In 2010, Goldberg propagated the idea that Israel would attack Iran within a year if the U.S. did not attack the country first in his Atlantic article “Point of No Return,” the outlet reported. Israel did not want to attack Iran, leading to a variety of criticism from public figures and journalists.

Goldberg then misconstrued information about former President Donald Trump in his 2020 Atlantic piece “Trump: Americans Who Died in War Are ‘Losers’ And ‘Suckers'” accusing the former president that he refused to visit the Aisne-Marne American Cemetery near Paris in 2018 because those who died in war were “losers” and “suckers.”

“Why should I go to that cemetery? It’s filled with losers,” he accused the former president of telling senior staffers.

“According to sources with knowledge of the president’s views, he seems to genuinely not understand why Americans treat former prisoners of war with respect. Nor does he understand why pilots who are shot down in combat are honored by the military,” Goldberg wrote.

He also accused Trump of calling former President George H.W. Bush a “loser” for getting shot down during World War II. The article claimed the former president also called the late Republican Sen. John McCain a “loser.”

Trump immediately denied all of the accusations saying, “if people really exist that would have said that, they’re lowlifes and they’re liars.”

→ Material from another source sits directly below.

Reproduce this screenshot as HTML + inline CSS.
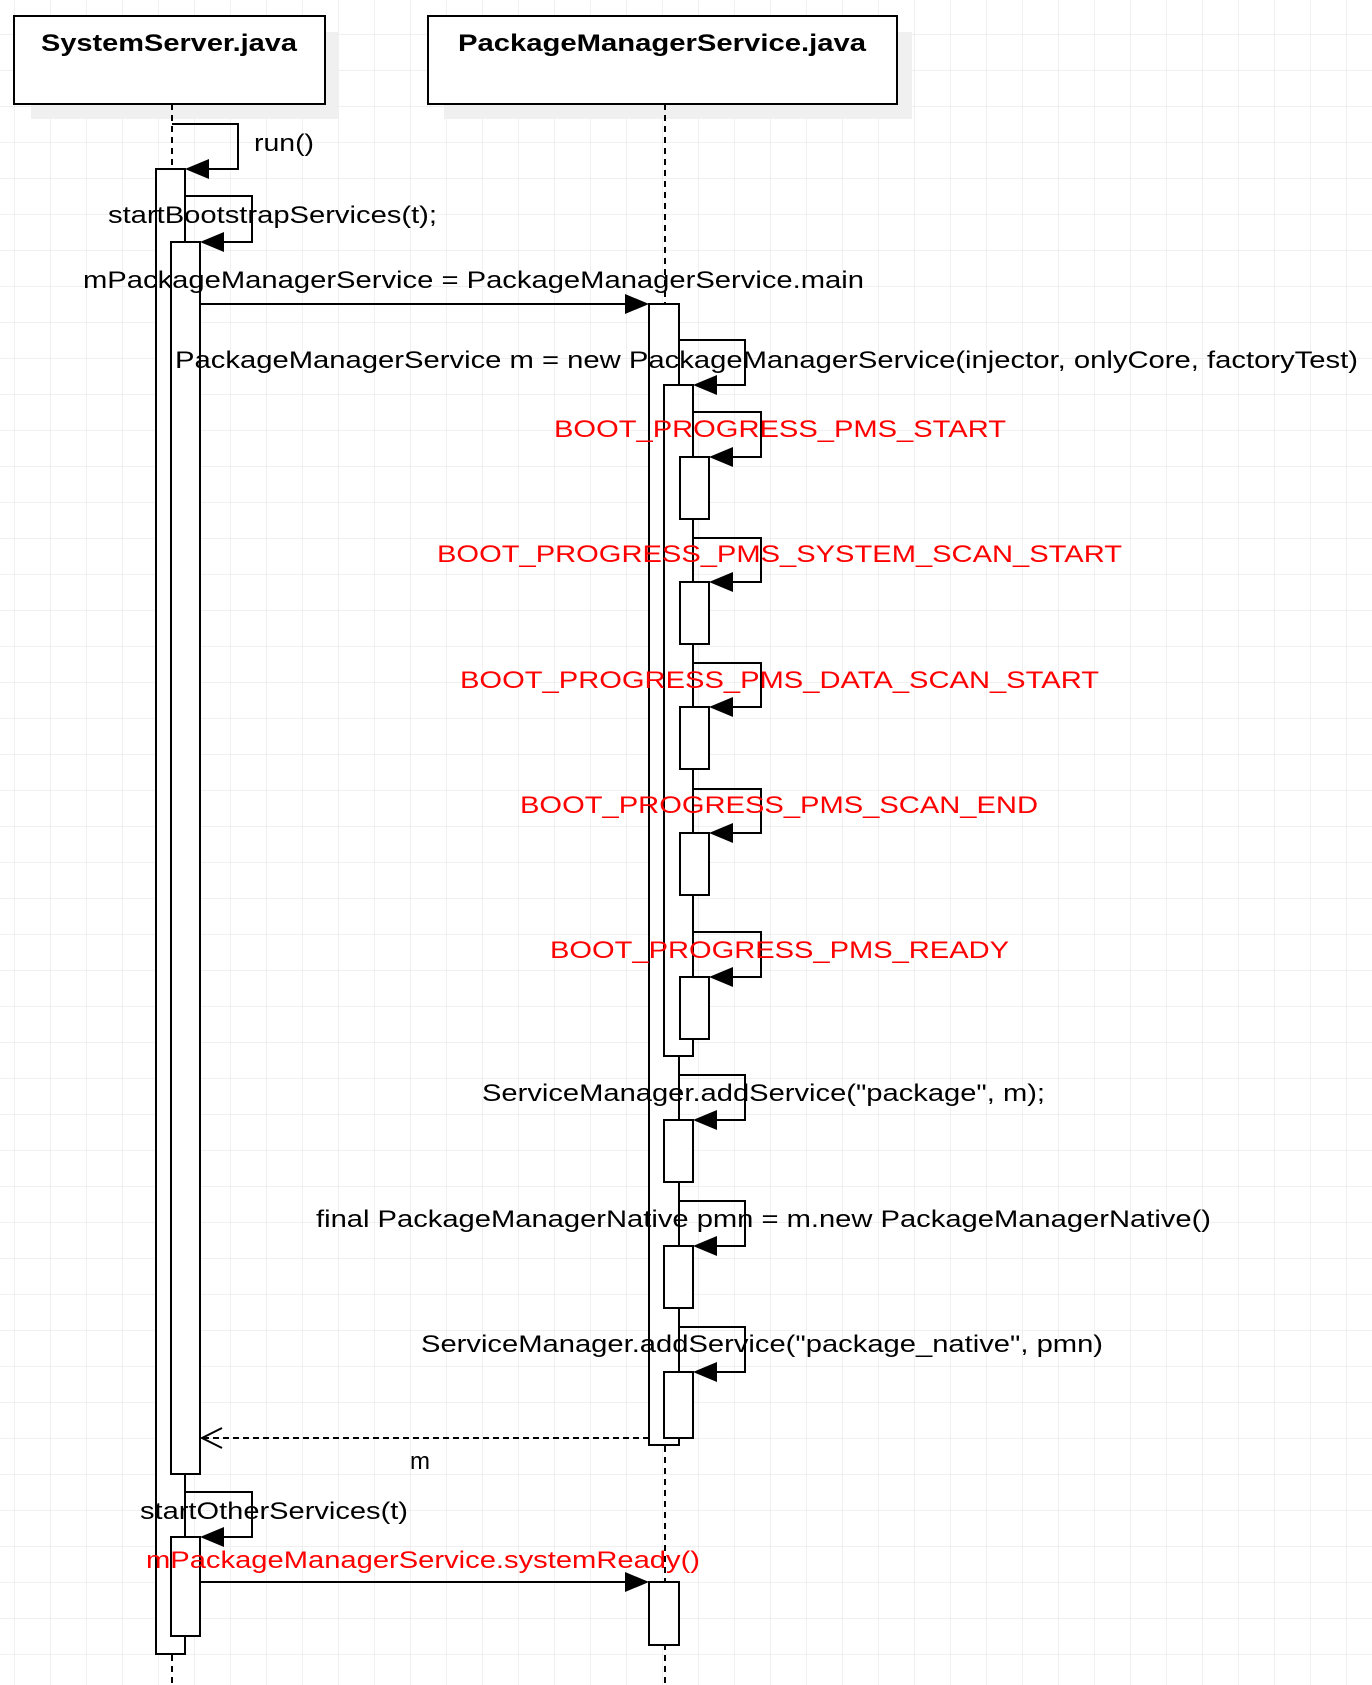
<!DOCTYPE html>
<html><head><meta charset="utf-8"><style>
html,body{margin:0;padding:0;background:#fff;}
svg{display:block;}
text{font-family:"Liberation Sans",Arial,sans-serif;font-size:24px;}
</style></head><body>
<svg width="1372" height="1685" viewBox="0 0 1372 1685" xmlns="http://www.w3.org/2000/svg">
<defs>
<pattern id="g" x="14" y="-2" width="36" height="36" patternUnits="userSpaceOnUse">
<path d="M0 0H36M0 0V36" stroke="#ebebeb" stroke-width="1.5" fill="none"/>
</pattern>
</defs>
<rect width="1372" height="1685" fill="url(#g)"/>
<!-- shadows -->
<rect x="31" y="32" width="308" height="87" fill="#f0f0f0"/>
<rect x="444" y="32" width="468" height="87" fill="#f0f0f0"/>
<!-- headers -->
<rect x="14" y="16" width="311" height="88" fill="#fff" stroke="#000" stroke-width="2"/>
<rect x="428" y="16" width="469" height="88" fill="#fff" stroke="#000" stroke-width="2"/>
<text x="169" y="51" text-anchor="middle" font-weight="bold" textLength="256" lengthAdjust="spacingAndGlyphs">SystemServer.java</text>
<text x="662" y="51" text-anchor="middle" font-weight="bold" textLength="408" lengthAdjust="spacingAndGlyphs">PackageManagerService.java</text>
<!-- lifelines -->
<g stroke="#000" stroke-width="2" stroke-dasharray="6,5">
<line x1="172" y1="104" x2="172" y2="1685"/>
<line x1="665" y1="104" x2="665" y2="1685"/>
</g>
<g fill="#fff" stroke="#000" stroke-width="2">
<!-- SS bars -->
<rect x="156" y="169" width="29" height="1485"/>
<rect x="171" y="242" width="29" height="1232"/>
<rect x="171" y="1537" width="29" height="99"/>
<!-- PMS bars -->
<rect x="649" y="304" width="30" height="1141"/>
<rect x="664" y="385" width="29" height="671"/>
<rect x="680" y="457" width="29" height="62"/>
<rect x="680" y="582" width="29" height="62"/>
<rect x="680" y="707" width="29" height="62"/>
<rect x="680" y="833" width="29" height="62"/>
<rect x="680" y="977" width="29" height="62"/>
<rect x="664" y="1120" width="29" height="62"/>
<rect x="664" y="1246" width="29" height="62"/>
<rect x="664" y="1372" width="29" height="66"/>
<rect x="649" y="1582" width="30" height="63"/>
</g>
<!-- self loops -->
<g fill="none" stroke="#000" stroke-width="2">
<polyline points="172,124 238,124 238,169 200,169"/>
<polyline points="185,196 252,196 252,242 215,242"/>
<polyline points="679,340 745,340 745,385 708,385"/>
<polyline points="693,412 761,412 761,457 724,457"/>
<polyline points="693,538 761,538 761,582 724,582"/>
<polyline points="693,663 761,663 761,707 724,707"/>
<polyline points="693,789 761,789 761,833 724,833"/>
<polyline points="693,932 761,932 761,977 724,977"/>
<polyline points="679,1075 745,1075 745,1120 708,1120"/>
<polyline points="679,1201 745,1201 745,1246 708,1246"/>
<polyline points="679,1327 745,1327 745,1372 708,1372"/>
<polyline points="185,1492 252,1492 252,1537 215,1537"/>
<line x1="200" y1="304" x2="630" y2="304"/>
<line x1="200" y1="1582" x2="630" y2="1582"/>
<line x1="649" y1="1438" x2="202" y2="1438" stroke-dasharray="6,4"/>
<polyline points="222,1428 202,1438 222,1448"/>
</g>
<!-- arrowheads -->
<g fill="#000">
<polygon points="185,169 209,159 209,179"/>
<polygon points="200,242 224,232 224,252"/>
<polygon points="693,385 717,375 717,395"/>
<polygon points="709,457 733,447 733,467"/>
<polygon points="709,582 733,572 733,592"/>
<polygon points="709,707 733,697 733,717"/>
<polygon points="709,833 733,823 733,843"/>
<polygon points="709,977 733,967 733,987"/>
<polygon points="693,1120 717,1110 717,1130"/>
<polygon points="693,1246 717,1236 717,1256"/>
<polygon points="693,1372 717,1362 717,1382"/>
<polygon points="200,1537 224,1527 224,1547"/>
<polygon points="649,304 625,294 625,314"/>
<polygon points="649,1582 625,1572 625,1592"/>
</g>
<!-- labels -->
<g fill="#000">
<text x="254" y="151" textLength="60" lengthAdjust="spacingAndGlyphs">run()</text>
<text x="108" y="223" textLength="329" lengthAdjust="spacingAndGlyphs">startBootstrapServices(t);</text>
<text x="83" y="288" textLength="781" lengthAdjust="spacingAndGlyphs">mPackageManagerService = PackageManagerService.main</text>
<text x="175" y="368" textLength="1183" lengthAdjust="spacingAndGlyphs">PackageManagerService m = new PackageManagerService(injector, onlyCore, factoryTest)</text>
<text x="482" y="1101" textLength="563" lengthAdjust="spacingAndGlyphs">ServiceManager.addService("package", m);</text>
<text x="316" y="1227" textLength="895" lengthAdjust="spacingAndGlyphs">final PackageManagerNative pmn = m.new PackageManagerNative()</text>
<text x="421" y="1352" textLength="682" lengthAdjust="spacingAndGlyphs">ServiceManager.addService("package_native", pmn)</text>
<text x="420" y="1469" text-anchor="middle">m</text>
<text x="140" y="1519" textLength="268" lengthAdjust="spacingAndGlyphs">startOtherServices(t)</text>
</g>
<g fill="#ff0000">
<text x="554" y="437" textLength="452" lengthAdjust="spacingAndGlyphs">BOOT_PROGRESS_PMS_START</text>
<text x="437" y="562" textLength="685" lengthAdjust="spacingAndGlyphs">BOOT_PROGRESS_PMS_SYSTEM_SCAN_START</text>
<text x="460" y="688" textLength="639" lengthAdjust="spacingAndGlyphs">BOOT_PROGRESS_PMS_DATA_SCAN_START</text>
<text x="520" y="813" textLength="518" lengthAdjust="spacingAndGlyphs">BOOT_PROGRESS_PMS_SCAN_END</text>
<text x="550" y="958" textLength="459" lengthAdjust="spacingAndGlyphs">BOOT_PROGRESS_PMS_READY</text>
<text x="146" y="1568" textLength="554" lengthAdjust="spacingAndGlyphs">mPackageManagerService.systemReady()</text>
</g>
</svg>
</body></html>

Goldberg conceded that anonymous sourcing was “not good enough” after receiving backlash on the story on MSNBC’s “All In with Chris Hayes” in 2020. Trump called on Fox News reporter Jennifer Griffin to be fired after she backed details of the story.

“These are people just like other people, and they have this anxiety,” Goldberg said. “It is a reasonable question to ask why people who have had direct exposure to Donald Trump, who know what Donald Trump has said, who know what Donald Trump has done, won’t simply come out and say it.”